Coup de grêle sur la cuvée solidaire du Pic Saint-Loup

Par le 1 février 2017

Suite à notre article sur la cuvée solidaire « Languedoc Solidarité Grêle » en soutien aux vignerons sinistrés du Pic Saint-Loup et de l’ensemble des coteaux du Languedoc, nous avons profité du salon Vinisud pour rencontrer des vignerons dubitatifs sur l’utilisation de l’argent qui sera récolté.

« On se fout de notre gueule, on se sert de nous » tempête Fabrice Bonmarchand, directeur du Mas de L’Oncle à Lauret, qui estime avoir perdu plus de 90% de sa production lors de l’épisode de grêle qui a frappé le vignoble du Pic Saint-Loup mi août dernier. Selon lui, « l’argent n’ira pas aux sinistrés, on ne peut pas dire que c’est une cuvée solidaire alors que la somme sera reversée au syndicat d’appellation ». Pour venir en aide aux sinistrés, ce syndicat des vignerons du Pic Saint-Loup a effectivement « créé un fond de solidarité» au lendemain de l’épisode climatique qui a en partie dévasté les vignes. Mais à entendre Fabrice Bonmarchand, « il serait bien d’avoir des nouvelles six mois après » et de savoir comment les fonds récoltés seront reversés à ceux qui en ont besoin. Selon ses comptes, il perdra environ 200 000 euros de chiffre d’affaire.

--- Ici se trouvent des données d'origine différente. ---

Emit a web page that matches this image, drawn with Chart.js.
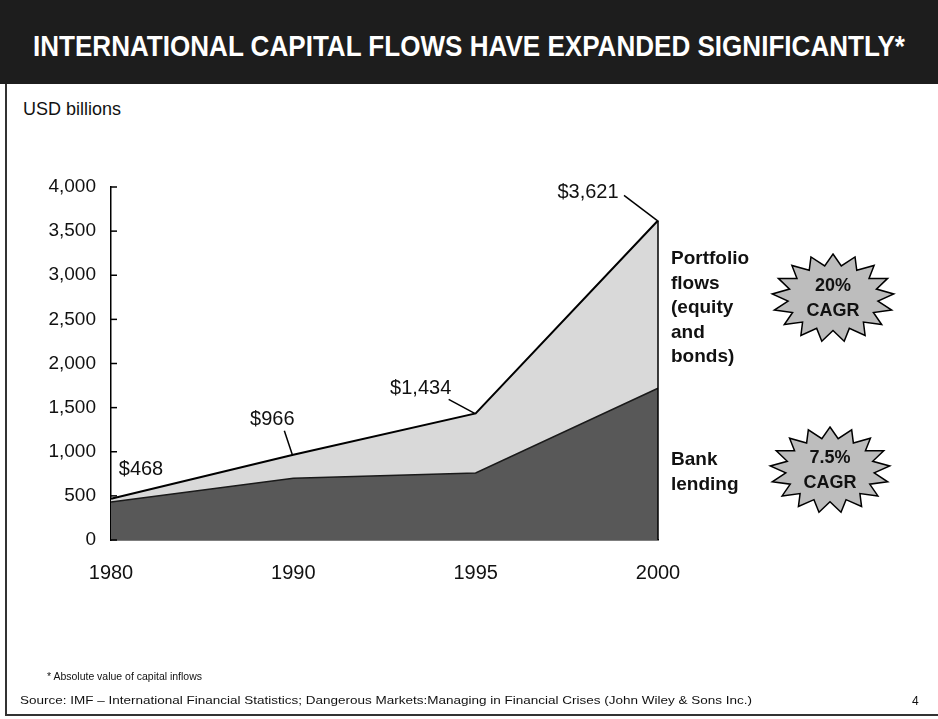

« Le mieux serait de venir acheter directement chez nous pour nous soutenir »

Marion Mavel, animatrice du syndicat et chargée de l’organisation de Vinisud pour les vignerons du Pic Saint-Loup tempère, elle, les inquiétudes : « Le syndicat des vignerons du Pic Saint-Loup n’a pas encore reçu d’argent et il était convenu depuis le début que celui-ci serait destiné à faire la promotion de l’appellation ». De plus, elle affirme que « les vignerons sont informés toutes les semaines avec des réunions publiques ». Un malentendu ? Le directeur du Mas de L’Oncle persiste et est même exaspéré quand des visiteurs du salon lui parlent de cette cuvée solidaire* : « Ça m’énerve », s’insurge-t-il, « les gens viennent nous dire qu’ils ont acheté la cuvée pour nous aider mais le mieux serait de venir acheter directement chez nous ». Pour Fabrice Bonmarchand, « les vignerons touchés auraient pu directement être les commerciaux de cette cuvée ». Il demande surtout une clarification concernant la répartition de la somme qui sera récoltée : « Ce qui n’est pas normal c’est qu’on ne sait pas comment ça va être réparti ».

« Ils se servent de notre malheur »

Pour l’heure, le syndicat des vignerons du Pic Saint-Loup reconnaît ne pas avoir encore réfléchi à la question : « Nous avons des pistes mais on communiquera autour de cela une fois la totalité de l’argent récolté », explique Marion Mavel. Elle tient aussi à rappeler que « l’administration est lente », mais que « tout le monde a travaillé pour que les choses avancent ». L’animatrice souhaite plutôt rester positive autour de ce « réel élan de solidarité qui est une grande preuve d’humanité ». Et d’ajouter que « le maître mot des vignerons du Pic Saint-Loup depuis 30 ans c’est la solidarité ». Un discours inverse à celui de Fabrice Bonmarchand qui affirme vouloir « se démerder tout seul ». Très colère, il va jusqu’à reprocher à tous les intermédiaires de l’opération solidarité de « se servir de notre malheur ».

« Cette action est plus morale que financière »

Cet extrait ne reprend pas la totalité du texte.